It’s raining today. Because after the March winds here in Virginia, April is known for all the rain. But it’s okay. My seeds are in the ground. I have a mug of hot coffee, it’s Rough Draft Challenge Month, and I’m thrilled with my current manuscript (which is a miracle!). The rain doesn’t get me down like it used to because I understand its job in the universe. Nothing can grow without water, just like nothing can grow without light. And without light, there can be no dawn…
Aurora & Eos
We often think of Sleeping Beauty’s Aurora as the ultimate passive princess—slumbering until love (in the form of a handsome Prince) wakes her with a kiss. But the name Aurora carries more power than most people realize. Aurora means dawn, a name that has ancient roots in mythology, most notably in the Greek goddess Eos, the radiant bringer of morning.
Eos is a Titaness, a daughter of the Titans, Hyperion and Theia. Sister to Helios (the sun) and Selene (the moon). Eos rises each day before the sun, from behind the River Okeanos (Oceanus) in her winged chariot, painting the sky in streaks of rose and gold with her “rosy fingers.” Her morning routine dispels that shadows of darkness and mist that nighttime leaves behind. In some myths, she is perpetually in love—falling for mortals, unable to resist any kind of beauty, and forever chasing new beginnings. But she is also powerful. Unstoppable. The herald of light.

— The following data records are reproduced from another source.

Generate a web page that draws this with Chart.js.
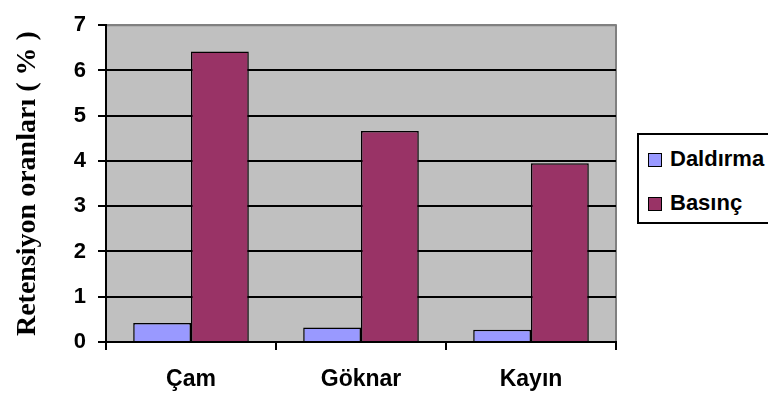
<!DOCTYPE html>
<html lang="tr">
    <head>
        <meta charset="UTF-8" />
        <title>Retensiyon oranları</title>
        <script src="https://cdn.jsdelivr.net/npm/chart.js@4.4.0/dist/chart.umd.min.js"></script>
        <style>
            html, body {
                margin: 0;
                padding: 0;
                background: #ffffff;
                overflow: hidden;
            }
            div.main {
                position: relative;
                width: 768px;
                height: 403px;
            }
            #legend {
                position: absolute;
                left: 637px;
                top: 133px;
                width: 150px;
                height: 87px;
                border: 2px solid #000;
                background: #fff;
                font-family: "Liberation Sans", Arial, sans-serif;
                font-weight: bold;
                font-size: 22px;
            }
            #legend .item {
                position: absolute;
                left: 9px;
                height: 26px;
                line-height: 26px;
                white-space: nowrap;
            }
            #legend .box {
                display: inline-block;
                width: 12px;
                height: 12px;
                border: 1.5px solid #000;
                margin-right: 8px;
                vertical-align: -1px;
            }
        </style>
    </head>

    <body>
        <div class="main">
            <canvas id="myChart" width="768" height="403"></canvas>
            <div id="legend"></div>
        </div>

        <script>
            const categories = ["Çam", "Göknar", "Kayın"];
            const daldirma = [0.42, 0.32, 0.27];
            const basinc = [6.42, 4.66, 3.95];
            const seriesNames = ["Daldırma", "Basınç"];
            const seriesColors = ["#9999FF", "#993366"];
            const yTitle = "Retensiyon oranları ( % )";

            // gray plot area + gray top/right frame
            const plotBg = {
                id: "plotBg",
                beforeDraw(chart) {
                    const { ctx, chartArea: a } = chart;
                    ctx.save();
                    ctx.fillStyle = "#C0C0C0";
                    ctx.fillRect(a.left, a.top, a.right - a.left, a.bottom - a.top);
                    ctx.strokeStyle = "#808080";
                    ctx.lineWidth = 2;
                    ctx.beginPath();
                    ctx.moveTo(a.left, a.top);
                    ctx.lineTo(a.right, a.top);
                    ctx.lineTo(a.right, a.bottom);
                    ctx.stroke();
                    ctx.restore();
                },
            };

            const ctx = document.getElementById("myChart").getContext("2d");
            const myChart = new Chart(ctx, {
                type: "bar",
                data: {
                    labels: categories,
                    datasets: [
                        {
                            label: seriesNames[0],
                            data: daldirma,
                            backgroundColor: seriesColors[0],
                            borderColor: "#000",
                            borderWidth: 1.5,
                        },
                        {
                            label: seriesNames[1],
                            data: basinc,
                            backgroundColor: seriesColors[1],
                            borderColor: "#000",
                            borderWidth: 1.5,
                        },
                    ],
                },
                options: {
                    responsive: false,
                    animation: false,
                    datasets: {
                        bar: { categoryPercentage: 0.68, barPercentage: 1.0 },
                    },
                    layout: { padding: { top: 17, right: 152, left: 0, bottom: 0 } },
                    plugins: {
                        legend: { display: false },
                        tooltip: { enabled: false },
                    },
                    scales: {
                        x: {
                            grid: {
                                drawOnChartArea: false,
                                tickLength: 8,
                                tickColor: "#000",
                                lineWidth: 2,
                            },
                            border: { color: "#000", width: 2 },
                            ticks: {
                                color: "#000",
                                padding: 16,
                                font: { family: "'Liberation Sans', Arial", size: 23, weight: "bold" },
                            },
                            afterFit(scale) {
                                scale.height = 61;
                            },
                        },
                        y: {
                            min: 0,
                            max: 7,
                            ticks: {
                                stepSize: 1,
                                color: "#000",
                                padding: 12,
                                font: { family: "'Liberation Sans', Arial", size: 22, weight: "bold" },
                            },
                            grid: {
                                color: (c) => (c.tick && c.tick.value === 7 ? "#808080" : "#000"),
                                tickColor: "#000",
                                tickLength: 8,
                                lineWidth: 2,
                            },
                            border: { color: "#000", width: 2 },
                            title: {
                                display: true,
                                text: yTitle,
                                color: "#000",
                                padding: { top: 14, bottom: 0 },
                                font: { family: "'Liberation Serif', 'Times New Roman', serif", size: 28, weight: "bold", lineHeight: 1.0 },
                            },
                            afterFit(scale) {
                                scale.width = 106;
                            },
                        },
                    },
                },
                plugins: [plotBg],
            });

            // legend box on the right
            const legend = document.getElementById("legend");
            const rowTops = [11, 55];
            seriesNames.forEach((name, i) => {
                const item = document.createElement("div");
                item.className = "item";
                item.style.top = rowTops[i] + "px";
                item.innerHTML = '<span class="box" style="background:' + seriesColors[i] + '"></span>' + name;
                legend.appendChild(item);
            });
        </script>
    </body>
</html>
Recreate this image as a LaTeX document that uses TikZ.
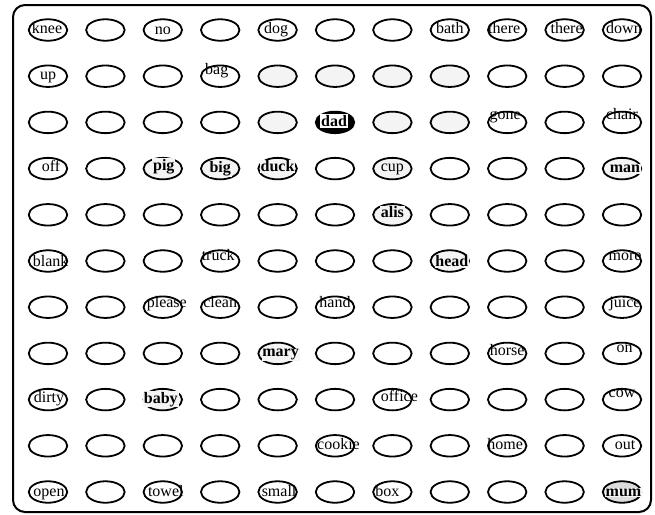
\documentclass[tikz,border=0pt]{standalone}
\usepackage{fontspec}
\setmainfont{Liberation Serif}
\usetikzlibrary{shapes.geometric}
\definecolor{cW}{HTML}{FFFFFF}
\definecolor{cG}{HTML}{F4F4F4}
\definecolor{cK}{HTML}{000000}
\definecolor{cM}{HTML}{DCDCDC}
\begin{document}
\begin{tikzpicture}[x=1pt,y=-1pt,
  cell/.style={ellipse, draw, line width=1.8pt, minimum width=38.5pt, minimum height=21.5pt, inner sep=0pt},
  pl/.style={anchor=base, inner sep=0pt, font=\fontsize{16}{16}\selectfont},
  bd/.style={pl, font=\fontsize{16}{16}\selectfont\bfseries, fill=cG, inner sep=0.8pt},
  cb/.style={pl, fill=cG, inner sep=0.8pt},
  dd/.style={pl, font=\fontsize{16}{16}\selectfont\bfseries, fill=white, inner sep=1pt},
  frame/.style={line width=2pt, rounded corners=12pt}]
\useasboundingbox (0,0) rectangle (655,514);
\draw[frame] (13,5) rectangle (651,512);
\foreach \rowfills [count=\r] in {
  {cW,cW,cW,cW,cW,cW,cW,cW,cW,cW,cW},
  {cW,cW,cW,cW,cG,cG,cG,cG,cW,cW,cW},
  {cW,cW,cW,cW,cG,cK,cG,cG,cW,cW,cW},
  {cW,cW,cG,cG,cG,cW,cG,cW,cW,cW,cG},
  {cW,cW,cW,cW,cW,cW,cG,cW,cW,cW,cW},
  {cW,cW,cW,cW,cW,cW,cW,cG,cW,cW,cW},
  {cW,cW,cW,cW,cW,cW,cW,cW,cW,cW,cW},
  {cW,cW,cW,cW,cG,cW,cW,cW,cW,cW,cW},
  {cW,cW,cG,cW,cW,cW,cW,cW,cW,cW,cW},
  {cW,cW,cW,cW,cW,cW,cW,cW,cW,cW,cW},
  {cW,cW,cW,cW,cW,cW,cW,cW,cW,cW,cM}}
{
  \foreach \f [count=\c] in \rowfills
    \node[cell, fill=\f] (n-\r-\c) at ({48+57.4*(\c-1)}, {30+46.2*(\r-1)}) {};
}
\foreach \r/\c/\t/\dx/\dy/\s in {
  1/1/knee/-1/3.5/pl, 1/3/no/0/4/pl, 1/5/dog/-1.5/3.5/pl, 1/8/bath/0/3.3/pl,
  1/9/there/-3/3/pl, 1/10/there/2/3/pl, 1/11/down/2/3/pl,
  2/1/up/0/3/pl, 2/4/bag/-3.5/-1.5/pl,
  3/6/dad/-1/4/dd, 3/9/gone/-2/-2.5/pl, 3/11/chair/0/-3/pl,
  4/1/off/3/3/pl, 4/3/pig/1/1.5/bd, 4/4/big/0/4/bd, 4/5/duck/0/3/bd,
  4/7/cup/0/3/cb, 4/11/man/3/4/bd,
  5/7/alis/0/3/bd,
  6/1/blank/2.7/5.7/pl, 6/4/truck/-2/-0.5/pl, 6/8/head/2/5.7/bd, 6/11/more/3/-0.5/pl,
  7/3/please/4/0/pl, 7/4/clean/0/0/pl, 7/6/hand/0/0/pl, 7/11/juice/3/0/pl,
  8/5/mary/3/3.5/bd, 8/9/horse/0/2/pl, 8/11/on/2.5/-1.2/pl,
  9/1/dirty/1/3/pl, 9/3/baby/-2/3.5/bd, 9/7/office/7/1.5/pl, 9/11/cow/0/-2.5/pl,
  10/6/cookie/3.5/4/pl, 10/9/home/-2/4/pl, 10/11/out/3/4/pl,
  11/1/open/1/4.7/pl, 11/3/towel/3/4.7/pl, 11/5/small/1.5/4.7/pl,
  11/7/box/-5/4.7/pl, 11/11/mum/1.5/4/bd}
  \node[\s] (t-\r-\c) at ([shift={(\dx,\dy)}] n-\r-\c.center) {\t};
\end{tikzpicture}
\end{document}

Aurora, her mythical Roman counterpart, shares this glowing identity. Centuries after the stories of Greek and Roman gods and goddesses faded into myths, the tale of La Belle au bois dormant—“The Beauty Sleeping was in the Woods”—was rediscovered, reimagined, and rewritten by authors like Charles Perrault and the Brothers Grimm. That’s when something subtle but magical happened to this story. The name Aurora became attached to the princess in the 17th and 18th centuries, solidifying her identity not just as a girl cursed to sleep, but as a symbol of rebirth. She is not only someone who is awakened by love—she is the awakening.
As the Age of Enlightenment bloomed across Europe, this merging of fairytale and myth made symbolic sense. Aurora became both princess and goddess. She embodied the promise of a new dawn, the transformative power of love, and the beauty of light returning after a long period of darkness. A period of darkness we now call The Dark Ages, a time of little sunshine due to a volcanic winter in 536 AD, the Black Plague, endless wars, and decades of famine. Even the act of Aurora’s waking from a lover’s kiss became metaphorical: the soul stirring after sorrow, the artist returning to the page, the world beginning again.
Maybe we’re not meant to be just damsels or dreamers. Maybe, like Eos and Aurora, we are meant to rise. We, as writers and creators, are meant to be the light-bringers—the ones who open the gates of morning, who cast golden stories across gray skies. The ones who say: Even after the longest sleep, something new can begin.
Want to bring more light into your writing life? Try one of these soft, illuminating rituals:
🌅 Dawn Pages:
Write for ten minutes just after waking. No rules. No goals. Just your voice, half-dreaming, reaching toward the light. They could be morning pages, prayers, or just a gratitude list. The only kind-of-rule about this practice is don’t go back and edit what you wrote. Just get it down, close the notebook until tomorrow, and get on with your day.
🕯 Light Your Writing Space:
Burn a candle or turn on twinkle LED lights. Create a sacred, cozy ritual that signals to your brain: the goddess/muse/Holy Spirit is awake and ready to work.
📖 Read a Myth or Fairytale Before Writing:
Let old stories stir your imagination. Ask yourself: Where is the Aurora in my story? What wants to be awakened? My iMac literally sits on top of an old volume of Grimm’s Complete Fairy Tales that I found in a thrift shop. (see photo below if you don’t believe me! lol)
🌸 Remember: You Are the Dawn
Say it out loud if you need to. Whisper it to your characters. Remind yourself that even slow mornings, soft scenes, and long rewrites have their own kind of sunrise. Writing is an act of dawn. A promise we make to keep waking up. To keep telling stories that shine. Rise, light-bringer, creator of stories. The world desperately needs your magic.